When working with algebraic expressions, you'll often encounter variables, which are symbols that represent unknown or changeable numbers. Substituting specific values for these variables is a fundamental skill in algebra. It is exactly like replacing a placeholder in a sentence with the actual word that fits.

For example, in the expression given in our exercise, \(2 + 5x\), the variable \(x\) appears as part of a mathematical phrase. To evaluate the expression for \(x=3\), we literally swap the variable \(x\) with the number \(3\). The expression then transforms from \(2 + 5x\) to \(2 + 5 \times 3\), which is a numerical expression that can be calculated.

Remember, the substitution is like following a recipe - just as you might replace 'sugar' with 'honey', you replace the variable with its value. However, be cautious and substitute numbers carefully to avoid any errors in further steps of calculation. If an expression has more than one instance of the same variable, make sure you substitute each occurrence consistently to preserve the integrity of the expression.

Understanding the proper sequence of operations in mathematical expressions is crucial and universally recognized by the acronym PEMDAS in the United States. Elsewhere it is known as BODMAS or BIDMAS.

Both acronyms stand for:

• Parentheses/Brackets
• Exponents/Indices
• Multiplication & Division (from left to right)
• Addition & Subtraction (from left to right)

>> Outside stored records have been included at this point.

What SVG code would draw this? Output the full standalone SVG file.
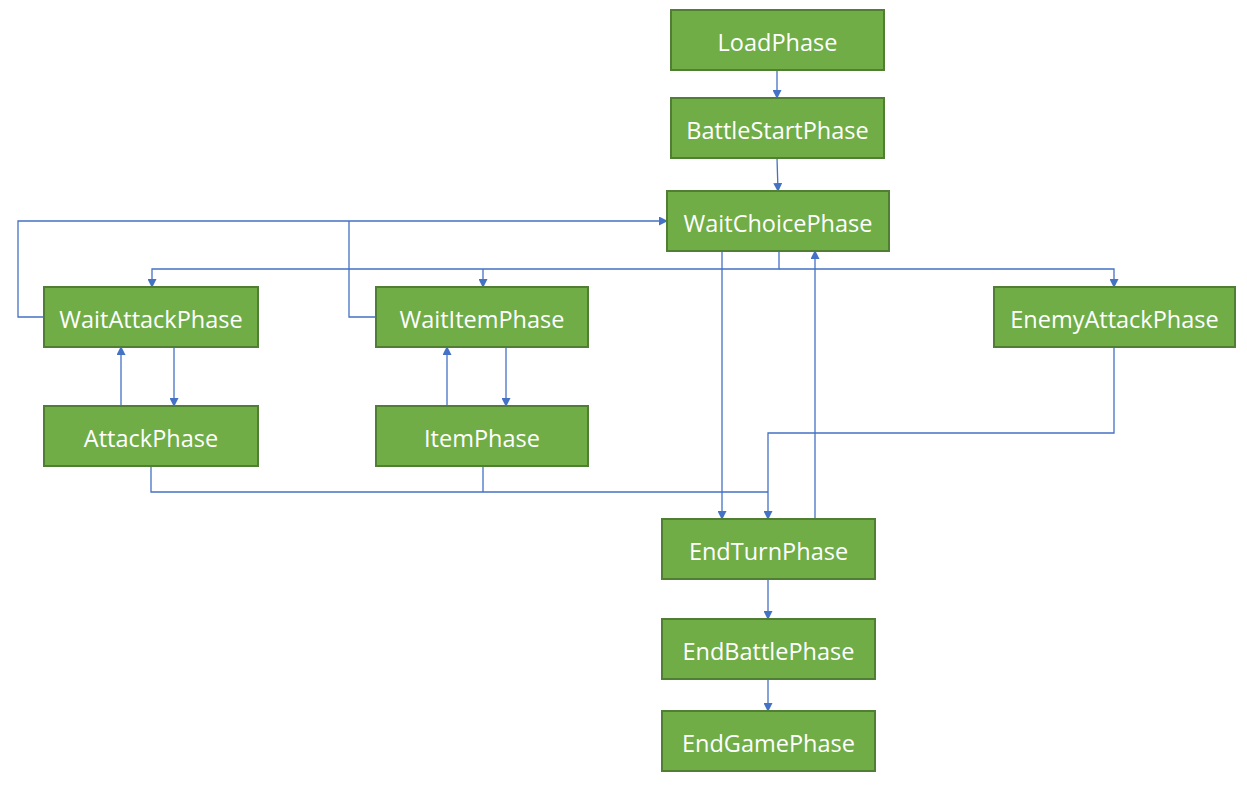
<svg xmlns="http://www.w3.org/2000/svg" width="1247" height="785" viewBox="0 0 1247 785">
<style>
.n rect{fill:#70AD47;stroke:#507E32;stroke-width:2}
.n text{fill:#fff;font-family:"Open Sans","Noto Sans","DejaVu Sans",sans-serif;font-size:23.5px;text-anchor:middle}
.c path{fill:none;stroke:#4472C4;stroke-width:1.3}
</style>
<defs>
<marker id="a" markerWidth="9" markerHeight="9" refX="8" refY="4.5" orient="auto" markerUnits="userSpaceOnUse">
<path d="M0,0 L9,4.5 L0,9 Z" fill="#4472C4"/>
</marker>
</defs>
<rect width="1247" height="785" fill="#fff"/>
<g class="c">
<path d="M777,70 V98" marker-end="url(#a)"/>
<path d="M777,158 L778,191" marker-end="url(#a)"/>
<path d="M44,317 H18 V221 H667" marker-end="url(#a)"/>
<path d="M376,317 H349 V221"/>
<path d="M779,251 V269 H152 V287" marker-end="url(#a)"/>
<path d="M483,269 V287" marker-end="url(#a)"/>
<path d="M779,269 H1114 V287" marker-end="url(#a)"/>
<path d="M722,251 V519" marker-end="url(#a)"/>
<path d="M815,519 V251" marker-end="url(#a)"/>
<path d="M121,406 V347" marker-end="url(#a)"/>
<path d="M174,347 V406" marker-end="url(#a)"/>
<path d="M447,406 V347" marker-end="url(#a)"/>
<path d="M506,347 V406" marker-end="url(#a)"/>
<path d="M151,466 V492 H768"/>
<path d="M483,466 V492"/>
<path d="M1114,347 V433 H768 V519" marker-end="url(#a)"/>
<path d="M768,579 V619" marker-end="url(#a)"/>
<path d="M768,679 V711" marker-end="url(#a)"/>
</g>
<g class="n" id="LoadPhase"><rect x="671" y="10" width="213" height="60"/><text x="777.5" y="50.5">LoadPhase</text></g>
<g class="n" id="BattleStartPhase"><rect x="671" y="98" width="213" height="60"/><text x="777.5" y="138.5">BattleStartPhase</text></g>
<g class="n" id="WaitChoicePhase"><rect x="667" y="191" width="222" height="60"/><text x="778" y="231.5">WaitChoicePhase</text></g>
<g class="n" id="WaitAttackPhase"><rect x="44" y="287" width="214" height="60"/><text x="151" y="327.5">WaitAttackPhase</text></g>
<g class="n" id="WaitItemPhase"><rect x="376" y="287" width="212" height="60"/><text x="482" y="327.5">WaitItemPhase</text></g>
<g class="n" id="EnemyAttackPhase"><rect x="994" y="287" width="241" height="60"/><text x="1114.5" y="327.5">EnemyAttackPhase</text></g>
<g class="n" id="AttackPhase"><rect x="44" y="406" width="214" height="60"/><text x="151" y="446.5">AttackPhase</text></g>
<g class="n" id="ItemPhase"><rect x="376" y="406" width="212" height="60"/><text x="482" y="446.5">ItemPhase</text></g>
<g class="n" id="EndTurnPhase"><rect x="662" y="519" width="213" height="60"/><text x="768.5" y="559.5">EndTurnPhase</text></g>
<g class="n" id="EndBattlePhase"><rect x="662" y="619" width="213" height="60"/><text x="768.5" y="659.5">EndBattlePhase</text></g>
<g class="n" id="EndGamePhase"><rect x="662" y="711" width="213" height="60"/><text x="768.5" y="751.5">EndGamePhase</text></g>
</svg>
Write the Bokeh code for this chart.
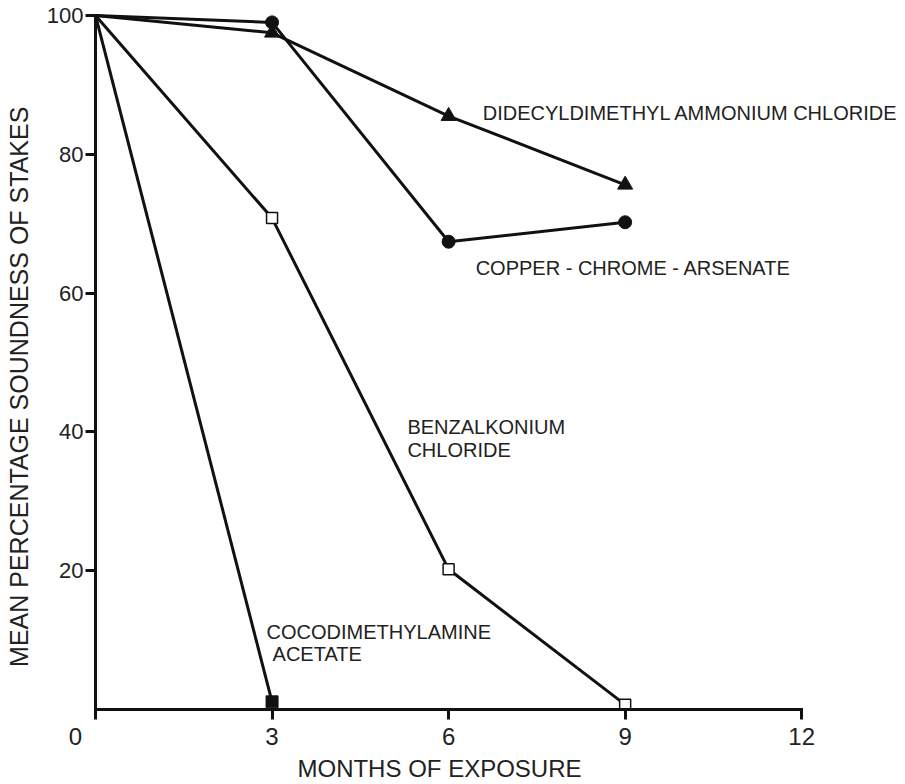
from bokeh.plotting import figure
from bokeh.models import Label, FixedTicker
from bokeh.embed import file_html
from bokeh.resources import INLINE

# ---- data ----
months = [0, 3, 6, 9]
didecyl = [100, 97.5, 85.5, 75.6]      # triangles
cca = [100, 99.0, 67.4, 70.2]          # filled circles
benzalk = [100, 70.8, 20.2, 0.7]       # open squares
coco_months = [0, 3]
coco = [100, 1.1]                      # filled square
x_ticks = [0, 3, 6, 9, 12]
y_ticks = [20, 40, 60, 80, 100]

FONT = "Liberation Sans"
INK = "#111111"
TXT = "#222222"
NB = "\u00a0"

p = figure(width=904, height=784, x_range=(0, 13.73), y_range=(0, 101.0),
           min_border_left=95, min_border_right=1, min_border_top=8,
           min_border_bottom=71, output_backend="svg", toolbar_location=None)
p.outline_line_color = None
p.xgrid.grid_line_color = None
p.ygrid.grid_line_color = None
p.background_fill_color = "white"

for ax in (p.xaxis, p.yaxis):
    ax.axis_line_width = 3
    ax.axis_line_color = INK
    ax.axis_line_cap = "square"
    ax.major_tick_line_width = 3
    ax.major_tick_line_color = INK
    ax.major_tick_out = 10
    ax.major_tick_in = 0
    ax.minor_tick_line_color = None
    ax.major_label_text_font = FONT
    ax.major_label_text_color = TXT
    ax.axis_label_text_font = FONT
    ax.axis_label_text_font_style = "normal"
    ax.axis_label_text_color = TXT

p.xaxis.bounds = (0, 12)
p.yaxis.bounds = (0, 100)
p.xaxis.ticker = FixedTicker(ticks=x_ticks)
p.yaxis.ticker = FixedTicker(ticks=y_ticks)
p.xaxis.major_label_overrides = {0: "0" + NB * 6}
p.xaxis.major_label_text_font_size = "24px"
p.xaxis.major_label_standoff = 3
p.yaxis.major_label_text_font_size = "22px"
p.yaxis.major_label_standoff = 2

p.xaxis.axis_label = "MONTHS OF EXPOSURE" + NB * 18
p.xaxis.axis_label_text_font_size = "24px"
p.xaxis.axis_label_standoff = 2
p.yaxis.axis_label = "MEAN PERCENTAGE SOUNDNESS OF STAKES" + NB * 8
p.yaxis.axis_label_text_font_size = "25px"
p.yaxis.axis_label_standoff = 11

# series lines
p.line(months, didecyl, line_color=INK, line_width=3)
p.line(months, cca, line_color=INK, line_width=3)
p.line(months, benzalk, line_color=INK, line_width=3)
p.line(coco_months, coco, line_color=INK, line_width=3)

# markers (no marker at the origin point)
p.scatter(months[1:], didecyl[1:], marker="triangle", size=15,
          fill_color=INK, line_color=INK)
p.scatter(months[1:], cca[1:], marker="circle", size=13,
          fill_color=INK, line_color=INK)
p.scatter(months[1:], benzalk[1:], marker="square", size=11,
          fill_color="white", line_color=INK, line_width=1.5)
p.scatter(coco_months[1:], coco[1:], marker="square", size=12,
          fill_color=INK, line_color=INK)

def lab(x, y, text, size="20px"):
    p.add_layout(Label(x=x, y=y, text=text,
                       text_font=FONT, text_font_size=size,
                       text_color=TXT, text_align="left",
                       text_baseline="alphabetic"))

lab(6.58, 85.96, "DIDECYLDIMETHYL AMMONIUM CHLORIDE")
lab(6.46, 63.6, "COPPER - CHROME - ARSENATE")
lab(5.30, 40.69, "BENZALKONIUM")
lab(5.30, 37.39, "CHLORIDE")
lab(2.907, 11.17, "COCODIMETHYLAMINE")
lab(3.009, 8.02, "ACETATE")

open("out.html", "w").write(file_html(p, INLINE))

This order is important because performing operations out of sequence can lead to incorrect results. A simple way to remember this is to think of a hierarchy or ranking, just like in a competition: parentheses have first priority, followed by exponents, and so on.

Let’s apply this order to our example: After substituting \(x\) with \(3\), we get \(2 + 5 \times 3\). According to PEMDAS/BODMAS, we first deal with the multiplication \(5 \times 3\), and then we proceed to the addition of \(2\) to the product. This hierarchy helps us maintain consistency in our calculations, ensuring we all arrive at the same correct answer.

Mastering a systematic approach to solving mathematical problems can turn complex challenges into manageable tasks. The steps, as illustrated by our example of evaluating \(2 + 5x\) when \(x=3\), involve:

• Step 1: Understand the Problem. This means identifying what the problem is asking and what information has been provided. In our case, it's all about finding the value of an algebraic expression.
• Step 2: Substitute the Value. Replace the variable with its given value across the expression. Consistency is key.
• Step 3: Perform Operations in Order. Apply the rules of PEMDAS/BODMAS to ensure the operations are done in the correct sequence to avoid any errors.
• Step 4: Finalize Your Answer. Simplify the expression to get a single numerical value as an answer.

Following these steps can build a strong foundation in any area of mathematics. It's a blueprint for tackling math problems effectively and is an excellent habit for students to develop for their mathematical journey.